Five Years Have Passed Since Sensei Pantanovitz Left this World

Today was the yahrtzeit - the anniversary of the death of - Sensei Leon (Yehuda) Pantonovitz, one of the great martial artists of the 20th century.  I've been writing my karate story in order but today I will deviate from this plan to tell you about this great man and the influence he had on my life.

I met Sensei Pantanovitz at the WUKO (World Union of Karate Organizations) World Championships in Madrid, Spain in November of 1980.  He was sitting with the Israeli team, being their coach, wearing a traditional Jewish yarmulke and sporting a wild beard.  Being Jewish and being interested in Israel it was only natural that I spotted the team, went over, introduced myself and spent most of the rest of the tournament - when I wasn't competing - sitting with them.

Sensei Pantonovitz was very friendly.  He invited me out for dinner and we went to a Chinese restaurant.  I was, at the time, a vegetarian and when my host insisted I order I chose only vegetable and tofu dishes.  The food came, it looked great, but Sensei didn't take a bite.  Unbeknownst to me, he kept kosher and since the restaurant wasn't under kosher supervision he wouldn't eat even a vegetable.  It was a struggle, but I managed to finish most of the food.

I looked forward to seeing him and the guys at the WUKO World Championships in Taiwan in 1982 - especially since I had quite a story to tell him - but he wasn't there.  The entire Israeli team had been denied visas.  I wanted to be Israeli, too!  It wasn't fair that as an American Jew I was permitted to enter Taiwan when my Israeli counterparts were forbidden.

The next time we met up was the Maccabea Games in 1985 in Israel.  This time Sensei was a judge and not a coach.  He was on the panel for the women's kata competition.  He played a part in a story that would last almost 20 years.

I took a silver medal in kata at that competition.  I lost to a woman named Kathy Jones, a former professional ballerina who took up Shito-Ryu karate and quickly became an excellent kata performer.  After Kathy's kata the judges conferred quickly before giving her score.  She beat me by a very slight margin - I believe it was 2/10ths of a point - but she got the gold.

I was very upset by this loss for reasons I won't go into - but will become clear later.  I left the gym quickly and hid under a bush where I sobbed for about 20 minutes.   I had lost other tournaments and quickly forgot about them but this one stuck with me and from time to time, every few years, something would remind me of it and the hurt came stinging back.

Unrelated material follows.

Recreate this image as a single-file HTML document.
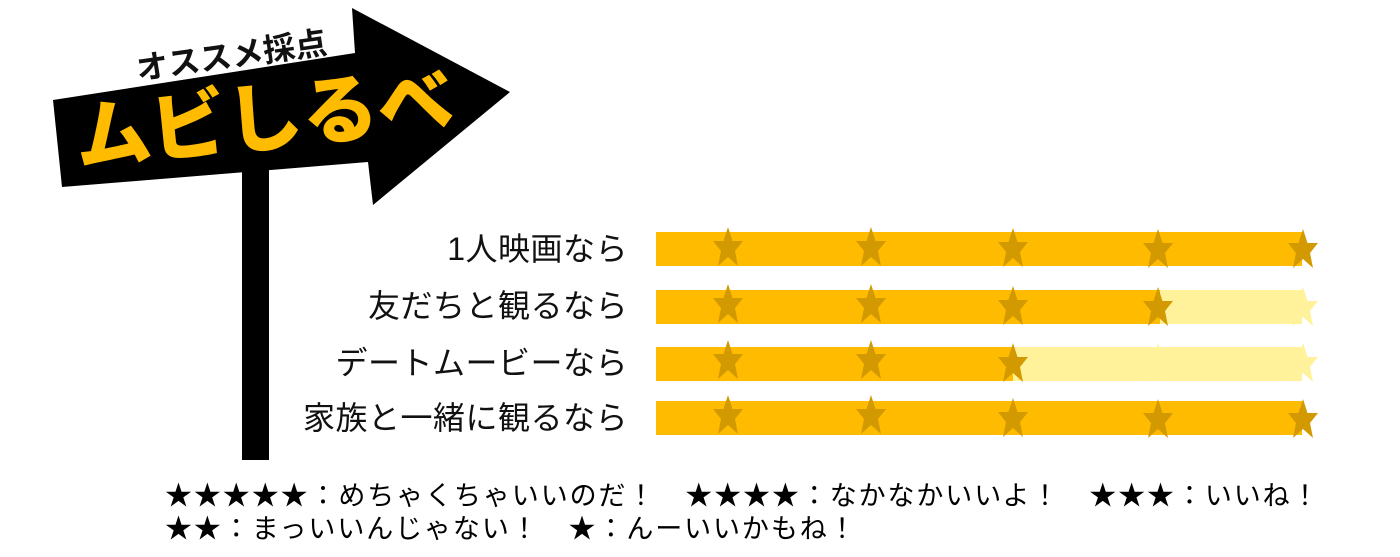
<!DOCTYPE html>
<html><head><meta charset="utf-8"><style>
body{margin:0;width:1400px;height:557px;background:#fff;position:relative;overflow:hidden;font-family:"Liberation Sans","Noto Sans CJK JP",sans-serif;}
.lab{position:absolute;right:772px;font-size:32px;color:#111;white-space:nowrap;line-height:34px;letter-spacing:0.5px;}
.leg{position:absolute;left:165px;font-size:27px;letter-spacing:1.9px;color:#000;white-space:nowrap;line-height:32px;}
</style></head><body>
<svg width="1400" height="557" style="position:absolute;left:0;top:0">
<rect x="242" y="165" width="27" height="295" fill="#000"/>
<polygon points="53,100 355,53 352,8 510,92 373,205 368,162 62,187" fill="#000"/>
<text x="138" y="80" font-size="32" font-weight="bold" fill="#111" transform="rotate(-8 138 80)" font-family="Noto Sans CJK JP,sans-serif">オススメ採点</text>
<text x="78" y="165" font-size="76" font-weight="900" fill="#FFBB00" transform="rotate(-6 78 165)" font-family="Noto Sans CJK JP,sans-serif">ムビしるべ</text>
<defs><polygon id="s" points="0,-20 4.5,-6 15,-6 7,4 10,19 0,10 -10,19 -7,4 -15,-6 -4.5,-6"/></defs>
<g>
<rect x="656" y="232" width="646" height="34" fill="#FFBB00"/>
<rect x="656" y="290" width="504" height="34" fill="#FFBB00"/><rect x="1160" y="290" width="142" height="34" fill="#FFF29A"/>
<rect x="656" y="347" width="357" height="34" fill="#FFBB00"/><rect x="1013" y="347" width="289" height="34" fill="#FFF29A"/>
<rect x="656" y="401" width="646" height="34" fill="#FFBB00"/>
</g>
<g fill="#D29A00">
<use href="#s" x="728" y="247"/><use href="#s" x="871" y="247"/><use href="#s" x="1013" y="248"/><use href="#s" x="1158" y="249"/><use href="#s" x="1303" y="249"/>
<use href="#s" x="728" y="304"/><use href="#s" x="871" y="304"/><use href="#s" x="1013" y="306"/><use href="#s" x="1158" y="307"/>
<use href="#s" x="728" y="360"/><use href="#s" x="871" y="360"/><use href="#s" x="1013" y="363"/>
<use href="#s" x="728" y="415"/><use href="#s" x="871" y="415"/><use href="#s" x="1013" y="418"/><use href="#s" x="1158" y="419"/><use href="#s" x="1303" y="419"/>
</g>
<g fill="#FFF29A">
<use href="#s" x="1303" y="307"/><use href="#s" x="1158" y="363"/><use href="#s" x="1303" y="363"/>
</g>
</svg>
<div class="lab" style="top:232px">1人映画なら</div>
<div class="lab" style="top:289px">友だちと観るなら</div>
<div class="lab" style="top:346px">デートムービーなら</div>
<div class="lab" style="top:401px">家族と一緒に観るなら</div>
<div class="leg" style="top:480px">★★★★★：めちゃくちゃいいのだ！　★★★★：なかなかいいよ！　★★★：いいね！</div>
<div class="leg" style="top:513px">★★：まっいいんじゃない！　★：んーいいかもね！</div>
</body></html>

In 2003 I was sitting in a Netanya coffee shop with Sensei Pantanovitz and a few of his black belts when the subject of this tournament arose.  I admitted somewhat sheepishly how I'd never forgotten losing that day and how it still bothered me.  It was then that Sensei revealed what went on during that judges' conference.

Kathy Jones had learned her winning kata, Superenpei, from her teacher, Julius Thiry, who, in turn, had learned it from Sensei Pantanovitz.  It's the highest kata in the Goju-Ryu system and apparently none of Sensei Thiry's teachers had been willing to teach it to him.  Thiry's Shito-Ryu dojo was on the west coast of the US, the two men didn't meet often and somewhere along the line Kathy had gotten the idea that a certain move which was performed to the north, east, south and west was to be done to the angels, north-east, north-west, etc.

At the end of her kata - which was lovely, a truly beautiful kata - Sensei Pantanovitz moved to disqualify her because of the mix-up in angles.  The other judges out-voted him and she went on to win.  "You won that tournament," he said.  If, in his eyes I had won, there was no doubt in my mind and heart that I truly had, and 18 years of disappointment and hurt melted away as if they had never been.  That's how important to me his opinion was.

Sensei Pantanovitz was honest, a man of integrity, highly principled, loving, kind, a phenominal teacher, an amazingly talented martial artist, intelligent, diligent and one of the most special people I've ever known.  I was privileged to be his student for almost four years.  They were four of the best years of my life.

Sara-Rivka Yekutiel
http://www.karateisrael.co.il/

1 comment:

  1. It's hard for me to believe that you only studied with Sensei for four years. You seem to have internalized *all* of his mesorah (tradition).